How is it we have these insights, as part of our own intentional journey, and then - well - lose them?

So I come home, filled with joy, passion and a reclaimed understanding of my mission. Only to realise that we have the family visiting this weekend, as well as a horse show to go to, and what I actually have to do, for the moment, is turn out the vast quantities of food I've planned for the weekend, yes planned, mind you - at my lowest ebb of intentionality - not even going to list it all - I have however just peeled, parboiled and frozen in bags, 80 potato pieces which over the course of the weekend will be mashed, boiled, roasted - and I have puddings (spelt, yes, and honey, but even so ...) and peanut butter cookies stacked high. Oh dear.

Now, this is always happening to me. I know what I must do. But there's a stack of committments between me and ... it.

About to go into a tailspin of self pity, I realised, hey. We eat at least two or three meals a week produced entirely by US. (That's us, with God's grace) The meat, the eggs, the milk, the vegetables, the bread (OK, not growing the grain yet) We grew it all. I lost it a bit. But it's not the end of the world. I still have children who prefer not to eat shop bought bread at all, and eat raw vegetables for fun.

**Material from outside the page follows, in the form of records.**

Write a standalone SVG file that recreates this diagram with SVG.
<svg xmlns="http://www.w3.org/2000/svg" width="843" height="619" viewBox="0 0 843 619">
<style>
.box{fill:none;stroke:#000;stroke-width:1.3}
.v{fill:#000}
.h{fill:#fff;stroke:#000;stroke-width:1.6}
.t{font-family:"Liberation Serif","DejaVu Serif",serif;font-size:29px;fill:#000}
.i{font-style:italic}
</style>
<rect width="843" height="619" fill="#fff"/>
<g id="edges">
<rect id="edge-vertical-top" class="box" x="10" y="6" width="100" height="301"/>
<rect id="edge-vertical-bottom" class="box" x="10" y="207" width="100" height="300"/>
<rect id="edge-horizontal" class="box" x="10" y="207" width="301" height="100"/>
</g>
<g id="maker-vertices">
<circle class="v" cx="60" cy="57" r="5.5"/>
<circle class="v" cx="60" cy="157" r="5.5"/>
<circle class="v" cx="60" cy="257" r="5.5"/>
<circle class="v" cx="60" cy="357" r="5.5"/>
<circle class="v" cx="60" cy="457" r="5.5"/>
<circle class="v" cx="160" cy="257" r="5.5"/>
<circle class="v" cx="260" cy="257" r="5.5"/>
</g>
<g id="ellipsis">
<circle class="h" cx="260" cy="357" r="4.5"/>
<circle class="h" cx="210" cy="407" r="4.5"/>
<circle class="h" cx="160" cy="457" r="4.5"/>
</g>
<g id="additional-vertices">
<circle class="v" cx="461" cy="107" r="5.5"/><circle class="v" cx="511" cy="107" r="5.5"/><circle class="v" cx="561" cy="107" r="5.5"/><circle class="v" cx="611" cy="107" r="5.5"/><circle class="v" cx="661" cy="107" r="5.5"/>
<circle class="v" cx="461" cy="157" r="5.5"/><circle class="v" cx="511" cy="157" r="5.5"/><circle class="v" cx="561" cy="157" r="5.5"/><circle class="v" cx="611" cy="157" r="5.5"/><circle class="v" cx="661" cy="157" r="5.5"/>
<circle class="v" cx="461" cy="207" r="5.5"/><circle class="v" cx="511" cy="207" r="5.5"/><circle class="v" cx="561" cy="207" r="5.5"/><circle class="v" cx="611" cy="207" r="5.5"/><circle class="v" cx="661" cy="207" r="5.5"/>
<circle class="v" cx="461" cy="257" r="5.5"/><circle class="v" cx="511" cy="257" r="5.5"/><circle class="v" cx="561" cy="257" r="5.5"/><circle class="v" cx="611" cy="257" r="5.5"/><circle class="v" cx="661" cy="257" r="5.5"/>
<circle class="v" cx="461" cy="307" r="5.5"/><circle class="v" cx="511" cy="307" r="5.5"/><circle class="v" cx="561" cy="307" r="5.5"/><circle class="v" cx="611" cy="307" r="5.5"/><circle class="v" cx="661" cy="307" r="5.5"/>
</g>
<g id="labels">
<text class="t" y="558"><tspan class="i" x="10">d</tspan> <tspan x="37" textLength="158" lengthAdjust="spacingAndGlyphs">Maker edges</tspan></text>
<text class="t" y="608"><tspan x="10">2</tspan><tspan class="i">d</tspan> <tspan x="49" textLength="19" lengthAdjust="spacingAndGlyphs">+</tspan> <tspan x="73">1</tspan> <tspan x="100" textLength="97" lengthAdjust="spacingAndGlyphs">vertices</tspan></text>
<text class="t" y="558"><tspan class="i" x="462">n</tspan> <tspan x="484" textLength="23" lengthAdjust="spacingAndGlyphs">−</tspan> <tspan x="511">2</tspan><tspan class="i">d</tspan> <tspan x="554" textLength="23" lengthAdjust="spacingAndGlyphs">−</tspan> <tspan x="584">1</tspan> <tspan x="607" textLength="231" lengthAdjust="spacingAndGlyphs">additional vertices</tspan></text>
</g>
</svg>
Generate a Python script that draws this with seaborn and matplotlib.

And my goat herd is about to be registered and named (watch this space) and I am going to get fresh, local vegetables into the hot little mits of local children if it kills me. So it's not all bad!

1 comments:

Ellen said...

I'll tell you how we have these intentional insights that we end up losing (at least in my case): life gets in the way. Yes, just general life and the living of it, our responsibilities, our commitments, our... you name it.

Well done on keeping your focus clear!